A generation came to learn the aircraft’s quirks, such as the jet’s bulbous nose. There was also the fascination, never lost for some, of ascending a staircase to ride high above the world in the ‘bubble,’ the deck behind the cockpit. The planes could hold 370 passengers, including 66 in first-class and six in those penthouse seats up the stairs.
The design made it literally a wide-body, which became a moniker for long-range aircraft.
“It’s one of two seminal airplanes,” said George Hamlin, an aerospace consultant. But it was the long-haul capability — a 6,000-mile reach — that made the 747 transformational.
“The range of the plane allowed it to go anywhere in the world,” said Michael Lombardi, Boeing’s corporate historian. The peak year of the 747 was 2002, when the airplane completed 33,000 flights, hauling 10.5m passengers on 50 airlines.

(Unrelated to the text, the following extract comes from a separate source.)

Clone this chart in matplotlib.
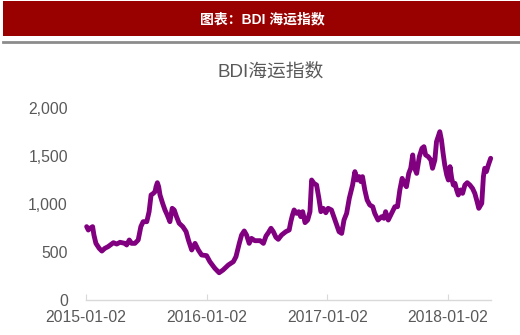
import pandas as pd
import matplotlib
matplotlib.use("Agg")
import matplotlib.pyplot as plt
import matplotlib.dates as mdates
from matplotlib.patches import Rectangle
from matplotlib.lines import Line2D
from matplotlib.ticker import FuncFormatter

plt.rcParams['font.family'] = ['Liberation Sans', 'Noto Sans CJK SC', 'DejaVu Sans']

# BDI readings (approx.)
dates = [
    "2015-01-04", "2015-01-09", "2015-01-14", "2015-01-22", "2015-01-26", "2015-02-01",
    "2015-02-11", "2015-02-19", "2015-02-28", "2015-03-10", "2015-03-26", "2015-04-05",
    "2015-04-15", "2015-04-30", "2015-05-05", "2015-05-13", "2015-05-20", "2015-05-30",
    "2015-06-09", "2015-06-17", "2015-06-24", "2015-07-05", "2015-07-12", "2015-07-18",
    "2015-07-25", "2015-07-30", "2015-08-02", "2015-08-06", "2015-08-10", "2015-08-14",
    "2015-08-22", "2015-08-29", "2015-09-05", "2015-09-13", "2015-09-20", "2015-09-26",
    "2015-10-03", "2015-10-11", "2015-10-22", "2015-11-01", "2015-11-08", "2015-11-18",
    "2015-11-28", "2015-12-08", "2015-12-18", "2016-01-02", "2016-01-12", "2016-01-27",
    "2016-02-09", "2016-02-21", "2016-03-08", "2016-03-23", "2016-03-31", "2016-04-10",
    "2016-04-17", "2016-04-25", "2016-05-02", "2016-05-10", "2016-05-17", "2016-05-27",
    "2016-06-12", "2016-06-22", "2016-06-30", "2016-07-07", "2016-07-15", "2016-07-22",
    "2016-07-30", "2016-08-06", "2016-08-16", "2016-08-29", "2016-09-08", "2016-09-13",
    "2016-09-18", "2016-09-23", "2016-09-30", "2016-10-07", "2016-10-13", "2016-10-19",
    "2016-10-26", "2016-11-03", "2016-11-10", "2016-11-15", "2016-11-22", "2016-11-30",
    "2016-12-07", "2016-12-13", "2016-12-20", "2016-12-28", "2017-01-04", "2017-01-14",
    "2017-01-21", "2017-01-30", "2017-02-06", "2017-02-14", "2017-02-21", "2017-03-01",
    "2017-03-09", "2017-03-19", "2017-03-26", "2017-04-02", "2017-04-08", "2017-04-13",
    "2017-04-18", "2017-04-25", "2017-05-02", "2017-05-10", "2017-05-19", "2017-05-25",
    "2017-06-04", "2017-06-15", "2017-06-22", "2017-06-27", "2017-07-05", "2017-07-15",
    "2017-07-25", "2017-08-02", "2017-08-09", "2017-08-16", "2017-08-22", "2017-08-29",
    "2017-09-05", "2017-09-11", "2017-09-17", "2017-09-21", "2017-09-29", "2017-10-07",
    "2017-10-15", "2017-10-21", "2017-10-26", "2017-11-03", "2017-11-11", "2017-11-16",
    "2017-11-23", "2017-11-28", "2017-12-03", "2017-12-08", "2017-12-13", "2017-12-18",
    "2017-12-23", "2017-12-29", "2018-01-03", "2018-01-08", "2018-01-13", "2018-01-18",
    "2018-01-23", "2018-01-28", "2018-02-02", "2018-02-09", "2018-02-15", "2018-02-22",
    "2018-03-01", "2018-03-09", "2018-03-17", "2018-03-24", "2018-03-31", "2018-04-05",
    "2018-04-14", "2018-04-19", "2018-04-23", "2018-04-28", "2018-05-04", "2018-05-11",
]
bdi = [
    764, 729, 747, 764, 677, 590,
    538, 510, 538, 556, 597, 583,
    601, 590, 573, 625, 590, 590,
    625, 764, 816, 816, 920, 1094,
    1111, 1128, 1180, 1222, 1180, 1094,
    1007, 938, 885, 816, 955, 938,
    868, 799, 764, 712, 625, 521,
    590, 521, 469, 462, 399, 330,
    284, 313, 365, 399, 451, 590,
    677, 719, 677, 590, 642, 618,
    618, 590, 667, 701, 747, 712,
    653, 632, 677, 712, 729, 816,
    885, 938, 903, 920, 868, 920,
    806, 833, 920, 1250, 1215, 1198,
    1059, 920, 955, 909, 955, 938,
    868, 781, 712, 694, 833, 903,
    1059, 1198, 1337, 1250, 1285, 1233,
    1285, 1146, 1042, 990, 972, 903,
    833, 868, 851, 920, 833, 903,
    972, 972, 1146, 1267, 1215, 1180,
    1319, 1372, 1511, 1389, 1319, 1493,
    1580, 1597, 1511, 1493, 1458, 1372,
    1458, 1649, 1701, 1753, 1667, 1528,
    1406, 1302, 1250, 1389, 1267, 1198,
    1215, 1146, 1094, 1146, 1111, 1198,
    1222, 1198, 1163, 1111, 1024, 955,
    1007, 1285, 1372, 1337, 1406, 1476,
]
tick_dates = ["2015-01-02", "2016-01-02", "2017-01-02", "2018-01-02"]
y_ticks = [0, 500, 1000, 1500, 2000]

banner_title = "图表：BDI 海运指数"
chart_title = "BDI海运指数"

s = pd.Series(bdi, index=pd.to_datetime(dates))

fig = plt.figure(figsize=(5.2, 3.35), dpi=100)
fig.patch.set_facecolor("white")

# red banner + grey rule under it
fig.patches.append(Rectangle((3 / 520, 1 - 36 / 335), 517 / 520, 35 / 335,
                             transform=fig.transFigure, facecolor="#990000",
                             edgecolor="none", zorder=0))
fig.lines.append(Line2D([3 / 520, 1], [1 - 42 / 335] * 2, transform=fig.transFigure,
                        color="#8c8c8c", linewidth=2))
fig.text(0.505, 1 - 19 / 335, banner_title, color="white", fontsize=10,
         fontweight="bold", ha="center", va="center")
fig.text(0.52, 1 - 72 / 335, chart_title, color="#595959", fontsize=13.5,
         ha="center", va="center")

ax = fig.add_axes([86 / 520, 1 - 300 / 335, 405 / 520, 192 / 335])
ax.plot(s.index, s.values, color="#800080", linewidth=3.5, solid_capstyle="round",
        solid_joinstyle="round", clip_on=False)

ax.set_ylim(0, 2000)
ax.set_yticks(y_ticks)
ax.yaxis.set_major_formatter(FuncFormatter(lambda v, p: f"{int(v):,}"))
ax.set_xlim(pd.Timestamp(tick_dates[0]), pd.Timestamp("2018-05-12"))
ax.set_xticks(pd.to_datetime(tick_dates))
ax.xaxis.set_major_formatter(mdates.DateFormatter("%Y-%m-%d"))

for sp in ["top", "right", "left"]:
    ax.spines[sp].set_visible(False)
ax.spines["bottom"].set_color("#d9d9d9")
ax.spines["bottom"].set_linewidth(1)
ax.tick_params(axis="x", direction="in", length=4, color="#d9d9d9",
               labelsize=11.3, labelcolor="#595959", pad=7)
ax.tick_params(axis="y", length=0, labelsize=11.3, labelcolor="#595959", pad=13)

fig.savefig("out.png", dpi=100)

All told, 1,540 Boeing aircraft have been delivered since 1969. “It was the plane that shrank the world. That is the legacy of the 747,” Mr Lombardi said.
Boeing created the plant in Everett — the largest building on the planet, by volume — just to build the 747, and the same facility eventually turned out such wide-body successors as the 767, 777, and 787 Dreamliner.
Boeing eventually created the best-selling 747 model.
Outside of the US, however, there will still be plenty of 747s carrying passengers: British Airways, Korean Air, and Lufthansa are all big operators.
But over the past 10 years, sales of the latest Boeing 747 model have dwindled, and the jet’s future will be as a freighter.